Although Twain looms large in Michelson’s career, the LAS professor has also written and taught about other writers, including Oscar Wilde, Tom Stoppard, F. Scott Fitzgerald, and Edith Wharton. In addition, he is president of the American Humor Studies Association and past president of the Mark Twain Circle of America.
But not everything is humor-driven for Michelson. He has also written extensively about the American poet Richard Wilbur, whom he calls “an antidote to Twain’s impulsiveness, messiness, and contradictions. Wilbur’s poetry is polished intensity; he’s a quiet stoic of sustained attention.”

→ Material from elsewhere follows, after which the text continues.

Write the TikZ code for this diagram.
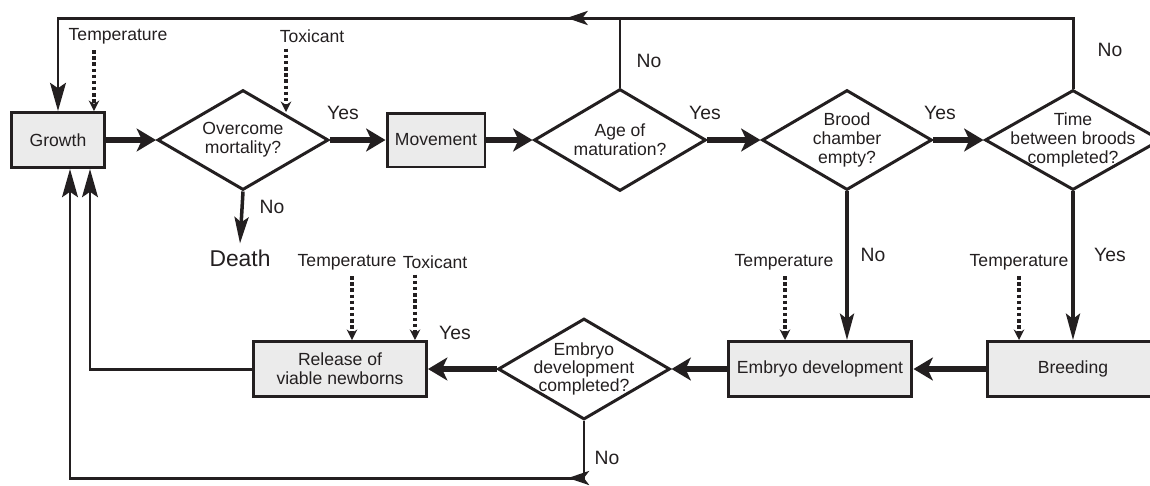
\documentclass[tikz,border=0pt]{standalone}
\usepackage{fontspec}
\setmainfont{Liberation Sans}
\usetikzlibrary{arrows.meta,shapes.geometric,decorations.markings}

\definecolor{ink}{HTML}{231F20}
\definecolor{boxgray}{HTML}{EBEBEB}

\begin{document}
\begin{tikzpicture}[x=0.02cm,y=-0.02cm,
  every node/.style={font=\fontsize{10}{11}\selectfont,text=ink},
  proc/.style={draw=ink,fill=boxgray,line width=1.7pt,minimum height=1.1cm},
  test/.style={diamond,draw=ink,line width=1.7pt,align=center,inner xsep=-20pt,inner ysep=-10pt},
  ans/.style={font=\fontsize{11}{13}\selectfont},
  main/.style={ink,line width=3pt,-{Stealth[length=11pt,width=13pt,inset=3pt]}},
  side/.style={ink,line width=2pt,-{Stealth[length=15pt,width=8pt,inset=3pt]}},
  back/.style={draw=ink,line width=1.7pt},
  backtip/.style={-{Stealth[length=16pt,width=9pt,inset=3pt]}},
  dot/.style={draw=ink,line width=1.9pt,dash pattern=on 2pt off 1.5pt,-{Stealth[length=6pt,width=6pt,inset=2pt]}},
  midtip/.style={postaction={decorate},decoration={markings,
    mark=at position #1 with {\arrow{Stealth[length=12pt,width=8pt,inset=3pt]}}}}]
  \useasboundingbox (0,0) rectangle (1150,485);

  % top row
  \node[proc,minimum width=1.88cm] (growth) at (58,140) {Growth};
  \node[test,minimum width=3.42cm,minimum height=2cm] (mort) at (243,140) {Overcome\\mortality?};
  \node[proc,minimum width=1.96cm,minimum height=1.08cm] (move) at (436,140) {Movement};
  \node[test,minimum width=3.44cm,minimum height=2.04cm] (mature) at (620,140) {Age of\\maturation?};
  \node[test,minimum width=3.4cm,minimum height=2cm] (chamber) at (847,140) {Brood\\chamber\\empty?};
  \node[test,minimum width=3.52cm,minimum height=2cm] (interval) at (1073,140) {Time\\between broods\\completed?};

  % bottom row
  \node[proc,minimum width=3.44cm] (breed) at (1073,369) {Breeding};
  \node[proc,minimum width=3.68cm] (embryo) at (820,369) {Embryo development};
  \node[test,minimum width=3.44cm,minimum height=2.02cm,font=\fontsize{10}{10.4}\selectfont] (done) at (584,369) {Embryo\\development\\completed?};
  \node[proc,minimum width=3.46cm,align=center] (release) at (340,369) {Release of\\viable newborns};
  \node[font=\fontsize{13}{15}\selectfont] (death) at (240,258) {Death};

  % drivers
  \node (tempA) at (118,36) {Temperature};
  \node (toxA) at (312,36) {Toxicant};
  \node (tempB) at (347,262) {Temperature};
  \node (toxB) at (435,262) {Toxicant};
  \node (tempC) at (784,262) {Temperature};
  \node (tempD) at (1019,262) {Temperature};

  % answers
  \node[ans] (y1) at (343,113) {Yes};
  \node[ans] (n1) at (272,207) {No};
  \node[ans] (n2) at (649,61) {No};
  \node[ans] (y2) at (705,113) {Yes};
  \node[ans] (y3) at (940,113) {Yes};
  \node[ans] (n3) at (1110,50) {No};
  \node[ans] (n4) at (873,255) {No};
  \node[ans] (y4) at (1110,255) {Yes};
  \node[ans] (y5) at (455,333) {Yes};
  \node[ans] (n5) at (607,458) {No};

  \coordinate (top) at (0,18);
  \coordinate (bot) at (0,478);
  \coordinate (g-in1) at ([xshift=0.24cm]growth.south);
  \coordinate (g-in2) at ([xshift=0.64cm]growth.south);
  \coordinate (g-temp) at ([xshift=0.72cm]growth.north);
  \coordinate (m-tox) at (286,112);
  \coordinate (r-temp) at ([xshift=0.24cm]release.north);
  \coordinate (r-tox) at ([xshift=1.5cm]release.north);
  \coordinate (e-temp) at ([xshift=-0.7cm]embryo.north);
  \coordinate (b-temp) at ([xshift=-1.08cm]breed.north);

  \path[main] (growth) edge (mort)
              (mort) edge (move)
              (move) edge (mature)
              (mature) edge (chamber)
              (chamber) edge (interval)
              (breed) edge (embryo)
              (embryo) edge (done)
              (done) edge (release);
  \path[side] (mort.south) edge (death.north)
              (chamber.south) edge (chamber.south |- embryo.north)
              (interval.south) edge (breed.north);

  \draw[back,backtip,midtip=11.54cm] (interval.north) |- (growth.north |- top) -- (growth.north);
  \draw[back] (mature.north) -- (mature.north |- top);
  \draw[back,backtip] (release.west) -| (g-in2);
  \draw[back,backtip,midtip=1.46cm] (done.south) -- (done.south |- bot) -| (g-in1);

  \draw[dot] (tempA.south -| g-temp) -- (g-temp);
  \draw[dot] (toxA.south -| m-tox) -- (m-tox);
  \draw[dot] (tempB.south -| r-temp) -- (r-temp);
  \draw[dot] (toxB.south -| r-tox) -- (r-tox);
  \draw[dot] (tempC.south -| e-temp) -- (e-temp);
  \draw[dot] (tempD.south -| b-temp) -- (b-temp);
\end{tikzpicture}
\end{document}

Nevertheless, Twain remains at the forefront of Michelson’s work, and the professor is currently writing his third book about Twain’s impact on American life.
“Twain is a writer who stands at the intersection of so many large-scale issues in American culture and American literature,” he says. “In the 100-plus years since his death, he’s been repainted and refloated as the political eras have changed. For instance, when we needed him as a Civil Rights icon in the 1960s, he was there.
“If you want Mark Twain as a moral hero, you can have him that way,” he adds. “If you want him as a huckster and ruthless, gilded-age capitalist, you can have him that way. As feminist, yes. As sexist, yes. The trove is big enough and varied enough that you can go in and find any Sam Clemens you want.”